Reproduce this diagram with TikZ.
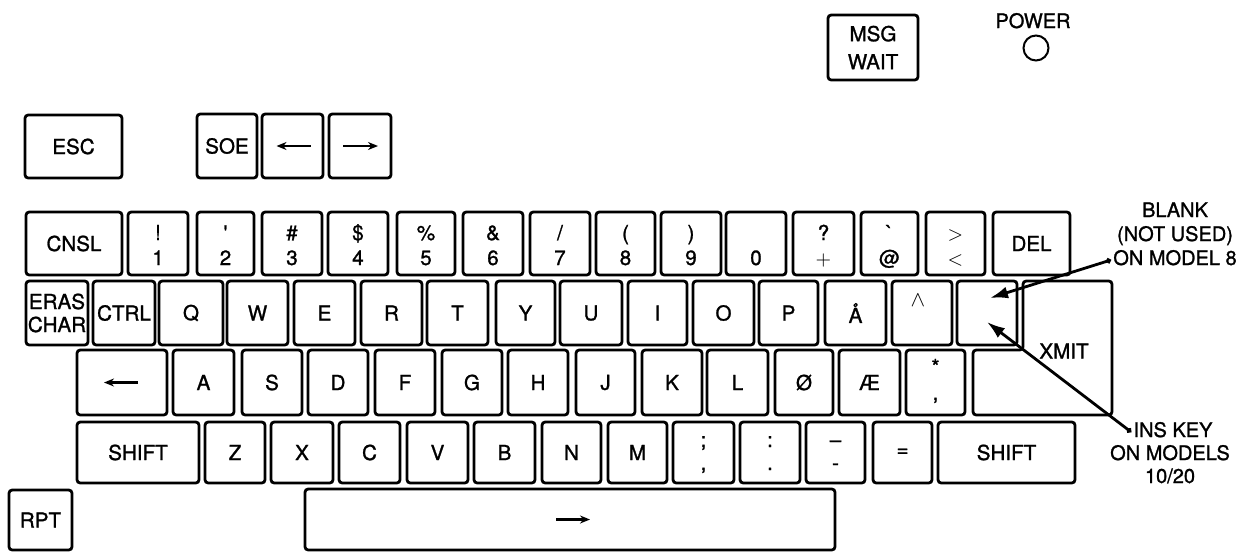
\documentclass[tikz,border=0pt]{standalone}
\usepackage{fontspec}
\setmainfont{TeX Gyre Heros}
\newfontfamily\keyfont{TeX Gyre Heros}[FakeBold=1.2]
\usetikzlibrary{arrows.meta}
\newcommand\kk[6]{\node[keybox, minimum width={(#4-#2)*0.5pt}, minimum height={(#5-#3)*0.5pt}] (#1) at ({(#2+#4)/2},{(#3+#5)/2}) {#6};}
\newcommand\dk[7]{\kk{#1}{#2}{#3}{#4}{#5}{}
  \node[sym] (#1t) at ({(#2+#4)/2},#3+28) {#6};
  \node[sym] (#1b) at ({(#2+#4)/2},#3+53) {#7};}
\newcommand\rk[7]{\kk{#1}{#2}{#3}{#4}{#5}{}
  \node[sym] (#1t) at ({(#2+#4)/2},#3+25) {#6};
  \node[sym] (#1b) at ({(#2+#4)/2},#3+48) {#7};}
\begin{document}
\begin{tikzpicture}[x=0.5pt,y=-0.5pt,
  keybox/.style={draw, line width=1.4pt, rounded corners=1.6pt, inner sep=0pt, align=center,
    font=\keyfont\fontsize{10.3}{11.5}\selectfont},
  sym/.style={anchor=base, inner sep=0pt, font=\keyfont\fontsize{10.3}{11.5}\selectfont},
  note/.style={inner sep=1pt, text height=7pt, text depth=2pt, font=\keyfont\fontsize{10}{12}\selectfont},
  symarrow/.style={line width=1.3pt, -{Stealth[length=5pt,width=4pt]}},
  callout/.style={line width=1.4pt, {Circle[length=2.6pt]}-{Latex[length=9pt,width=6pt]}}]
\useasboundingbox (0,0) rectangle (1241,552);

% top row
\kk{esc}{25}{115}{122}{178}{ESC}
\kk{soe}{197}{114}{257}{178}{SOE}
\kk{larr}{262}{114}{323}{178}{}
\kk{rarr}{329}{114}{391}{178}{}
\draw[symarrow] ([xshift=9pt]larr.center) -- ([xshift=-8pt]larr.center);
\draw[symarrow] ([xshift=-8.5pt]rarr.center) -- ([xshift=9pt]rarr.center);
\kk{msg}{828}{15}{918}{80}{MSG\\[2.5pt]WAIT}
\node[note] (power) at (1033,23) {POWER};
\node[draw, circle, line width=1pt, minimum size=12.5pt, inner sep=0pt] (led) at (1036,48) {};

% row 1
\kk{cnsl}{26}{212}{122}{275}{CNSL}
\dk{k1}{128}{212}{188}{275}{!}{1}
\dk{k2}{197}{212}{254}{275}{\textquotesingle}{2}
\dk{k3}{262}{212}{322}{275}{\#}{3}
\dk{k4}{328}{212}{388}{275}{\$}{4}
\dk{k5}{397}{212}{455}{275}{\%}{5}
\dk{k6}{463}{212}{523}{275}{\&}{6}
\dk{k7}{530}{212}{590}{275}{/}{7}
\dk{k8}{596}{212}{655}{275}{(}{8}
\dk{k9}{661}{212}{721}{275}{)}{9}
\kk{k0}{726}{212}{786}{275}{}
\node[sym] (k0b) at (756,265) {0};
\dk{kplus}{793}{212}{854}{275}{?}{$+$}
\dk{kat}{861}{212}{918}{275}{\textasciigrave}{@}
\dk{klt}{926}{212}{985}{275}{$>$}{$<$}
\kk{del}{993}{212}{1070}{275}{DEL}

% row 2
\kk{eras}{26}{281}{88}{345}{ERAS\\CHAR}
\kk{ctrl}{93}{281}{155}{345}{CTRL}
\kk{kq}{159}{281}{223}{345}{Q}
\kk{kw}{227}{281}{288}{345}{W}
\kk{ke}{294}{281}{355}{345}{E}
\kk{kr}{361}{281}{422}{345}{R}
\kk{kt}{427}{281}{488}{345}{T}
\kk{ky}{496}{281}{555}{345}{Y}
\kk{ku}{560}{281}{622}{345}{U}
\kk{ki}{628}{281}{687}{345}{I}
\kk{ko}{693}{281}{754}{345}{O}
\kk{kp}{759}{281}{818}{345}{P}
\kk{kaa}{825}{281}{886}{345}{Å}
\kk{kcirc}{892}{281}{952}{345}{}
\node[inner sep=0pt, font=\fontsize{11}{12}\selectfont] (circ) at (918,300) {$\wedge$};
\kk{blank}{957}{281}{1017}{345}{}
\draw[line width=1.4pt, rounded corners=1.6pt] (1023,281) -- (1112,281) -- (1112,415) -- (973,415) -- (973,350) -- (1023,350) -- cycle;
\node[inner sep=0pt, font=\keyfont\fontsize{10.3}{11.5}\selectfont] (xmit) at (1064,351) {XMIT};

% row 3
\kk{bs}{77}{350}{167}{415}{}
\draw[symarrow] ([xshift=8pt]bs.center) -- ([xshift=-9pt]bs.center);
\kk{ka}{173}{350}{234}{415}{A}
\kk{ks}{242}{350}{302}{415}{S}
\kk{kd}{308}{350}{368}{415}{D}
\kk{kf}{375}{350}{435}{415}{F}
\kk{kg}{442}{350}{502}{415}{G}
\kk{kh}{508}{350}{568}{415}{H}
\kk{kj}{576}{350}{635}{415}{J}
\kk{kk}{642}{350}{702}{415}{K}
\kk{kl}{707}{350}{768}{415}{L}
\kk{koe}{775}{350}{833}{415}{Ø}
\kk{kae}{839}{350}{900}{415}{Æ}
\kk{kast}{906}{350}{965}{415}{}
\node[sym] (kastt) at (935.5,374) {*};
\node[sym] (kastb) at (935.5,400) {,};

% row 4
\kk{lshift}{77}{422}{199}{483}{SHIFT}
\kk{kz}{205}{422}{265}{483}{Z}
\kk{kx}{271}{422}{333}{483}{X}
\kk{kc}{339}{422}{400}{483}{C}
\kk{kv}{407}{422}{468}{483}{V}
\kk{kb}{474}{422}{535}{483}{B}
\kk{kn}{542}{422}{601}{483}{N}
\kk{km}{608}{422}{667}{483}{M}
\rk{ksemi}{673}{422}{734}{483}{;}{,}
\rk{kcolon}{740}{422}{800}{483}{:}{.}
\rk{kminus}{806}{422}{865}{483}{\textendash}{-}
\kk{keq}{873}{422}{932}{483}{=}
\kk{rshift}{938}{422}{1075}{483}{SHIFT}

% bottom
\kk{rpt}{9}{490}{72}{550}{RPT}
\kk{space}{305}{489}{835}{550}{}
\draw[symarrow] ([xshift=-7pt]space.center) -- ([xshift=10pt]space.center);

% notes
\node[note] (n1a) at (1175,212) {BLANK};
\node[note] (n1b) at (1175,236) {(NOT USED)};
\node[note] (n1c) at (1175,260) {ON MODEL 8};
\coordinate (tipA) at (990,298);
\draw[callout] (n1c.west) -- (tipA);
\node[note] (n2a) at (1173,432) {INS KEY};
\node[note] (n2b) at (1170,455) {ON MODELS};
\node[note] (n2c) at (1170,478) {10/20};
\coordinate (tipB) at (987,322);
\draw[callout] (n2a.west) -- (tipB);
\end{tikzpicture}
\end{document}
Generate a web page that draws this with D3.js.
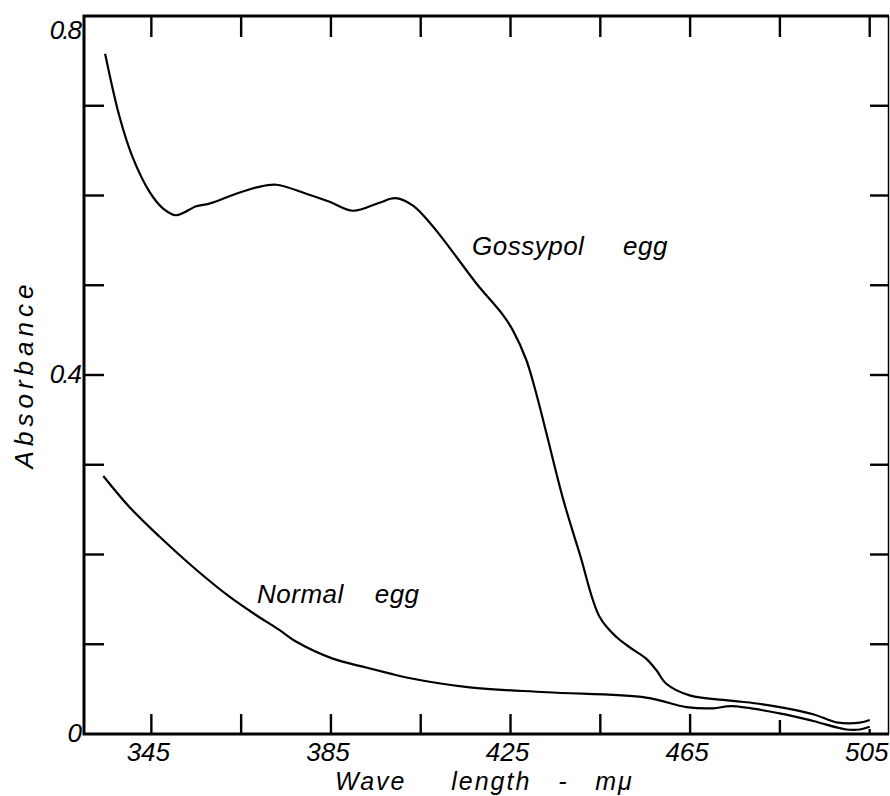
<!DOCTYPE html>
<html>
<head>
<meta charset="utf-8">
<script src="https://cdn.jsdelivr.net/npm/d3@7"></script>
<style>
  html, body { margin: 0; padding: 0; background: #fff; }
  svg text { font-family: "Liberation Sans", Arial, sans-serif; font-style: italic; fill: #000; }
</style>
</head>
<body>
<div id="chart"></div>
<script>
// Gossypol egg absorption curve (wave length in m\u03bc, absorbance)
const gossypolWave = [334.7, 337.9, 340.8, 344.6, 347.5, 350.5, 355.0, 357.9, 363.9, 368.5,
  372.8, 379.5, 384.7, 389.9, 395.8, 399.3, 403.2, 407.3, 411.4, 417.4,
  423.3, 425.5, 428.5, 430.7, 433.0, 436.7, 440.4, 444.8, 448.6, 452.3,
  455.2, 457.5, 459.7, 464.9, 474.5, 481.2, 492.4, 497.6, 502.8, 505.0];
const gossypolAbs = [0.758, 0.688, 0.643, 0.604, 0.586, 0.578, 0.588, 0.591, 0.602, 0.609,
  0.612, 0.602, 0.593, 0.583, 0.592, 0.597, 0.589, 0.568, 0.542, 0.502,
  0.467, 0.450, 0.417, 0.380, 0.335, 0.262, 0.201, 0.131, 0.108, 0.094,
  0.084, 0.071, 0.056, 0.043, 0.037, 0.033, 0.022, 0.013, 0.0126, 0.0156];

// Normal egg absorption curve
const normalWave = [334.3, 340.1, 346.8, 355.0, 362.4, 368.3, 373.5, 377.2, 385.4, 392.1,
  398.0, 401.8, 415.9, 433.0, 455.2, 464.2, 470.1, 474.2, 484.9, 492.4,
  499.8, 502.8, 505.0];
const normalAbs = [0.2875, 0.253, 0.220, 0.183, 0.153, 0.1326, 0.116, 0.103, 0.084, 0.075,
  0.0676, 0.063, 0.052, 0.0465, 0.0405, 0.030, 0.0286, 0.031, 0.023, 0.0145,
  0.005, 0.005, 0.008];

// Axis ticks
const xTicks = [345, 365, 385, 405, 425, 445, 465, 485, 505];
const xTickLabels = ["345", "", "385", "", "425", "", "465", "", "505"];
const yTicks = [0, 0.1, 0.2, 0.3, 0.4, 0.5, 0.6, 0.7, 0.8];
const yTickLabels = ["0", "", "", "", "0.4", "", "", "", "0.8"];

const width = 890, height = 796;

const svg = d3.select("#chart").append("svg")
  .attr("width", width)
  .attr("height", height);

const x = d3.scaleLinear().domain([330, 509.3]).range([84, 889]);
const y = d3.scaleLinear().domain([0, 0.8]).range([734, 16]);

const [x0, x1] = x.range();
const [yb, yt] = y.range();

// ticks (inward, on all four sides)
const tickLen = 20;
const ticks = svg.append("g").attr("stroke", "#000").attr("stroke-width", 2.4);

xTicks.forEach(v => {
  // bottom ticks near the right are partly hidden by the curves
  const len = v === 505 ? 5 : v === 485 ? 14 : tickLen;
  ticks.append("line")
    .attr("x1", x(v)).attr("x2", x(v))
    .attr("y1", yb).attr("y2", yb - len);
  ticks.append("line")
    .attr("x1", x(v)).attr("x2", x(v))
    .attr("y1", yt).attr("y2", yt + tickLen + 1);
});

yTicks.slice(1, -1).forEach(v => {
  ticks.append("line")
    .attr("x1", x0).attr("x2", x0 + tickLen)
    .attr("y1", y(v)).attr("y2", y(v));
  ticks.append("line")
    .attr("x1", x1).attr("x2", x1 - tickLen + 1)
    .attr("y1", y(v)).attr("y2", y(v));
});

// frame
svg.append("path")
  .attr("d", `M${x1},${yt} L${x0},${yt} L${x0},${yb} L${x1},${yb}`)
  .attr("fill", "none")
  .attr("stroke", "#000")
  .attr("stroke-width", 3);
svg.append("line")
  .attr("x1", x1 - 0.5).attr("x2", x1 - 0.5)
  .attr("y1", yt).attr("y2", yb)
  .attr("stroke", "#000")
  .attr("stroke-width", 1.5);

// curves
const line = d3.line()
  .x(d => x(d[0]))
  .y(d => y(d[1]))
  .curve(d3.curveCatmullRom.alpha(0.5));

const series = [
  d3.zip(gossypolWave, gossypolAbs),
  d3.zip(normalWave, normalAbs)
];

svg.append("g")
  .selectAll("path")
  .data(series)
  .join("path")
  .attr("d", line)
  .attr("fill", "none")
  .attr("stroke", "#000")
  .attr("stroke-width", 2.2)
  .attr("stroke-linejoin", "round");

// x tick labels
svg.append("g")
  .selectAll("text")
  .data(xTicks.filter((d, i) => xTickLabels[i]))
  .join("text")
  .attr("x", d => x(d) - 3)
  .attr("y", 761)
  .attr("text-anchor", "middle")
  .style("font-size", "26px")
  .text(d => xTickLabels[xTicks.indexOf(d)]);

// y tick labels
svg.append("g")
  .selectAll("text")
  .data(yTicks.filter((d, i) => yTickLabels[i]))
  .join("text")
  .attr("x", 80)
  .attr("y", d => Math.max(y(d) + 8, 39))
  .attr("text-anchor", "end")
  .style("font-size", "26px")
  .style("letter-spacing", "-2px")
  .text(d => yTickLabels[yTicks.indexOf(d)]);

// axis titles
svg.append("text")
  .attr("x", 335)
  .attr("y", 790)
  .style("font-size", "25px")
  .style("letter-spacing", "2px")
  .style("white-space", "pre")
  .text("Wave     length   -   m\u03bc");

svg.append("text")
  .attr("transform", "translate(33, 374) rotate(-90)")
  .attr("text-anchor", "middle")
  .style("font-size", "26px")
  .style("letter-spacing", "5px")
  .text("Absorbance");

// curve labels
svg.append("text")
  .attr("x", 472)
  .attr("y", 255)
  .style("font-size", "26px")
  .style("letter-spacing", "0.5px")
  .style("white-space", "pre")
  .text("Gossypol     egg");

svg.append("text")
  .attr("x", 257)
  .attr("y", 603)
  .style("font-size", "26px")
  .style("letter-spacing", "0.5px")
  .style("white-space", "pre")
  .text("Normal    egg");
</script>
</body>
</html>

**Task to carry out:** Search the entries for the word "this", then list each line that holds it.

**Answer in full:**
Reproduce this diagram with TikZ.
Generate a web page that draws this with D3.js.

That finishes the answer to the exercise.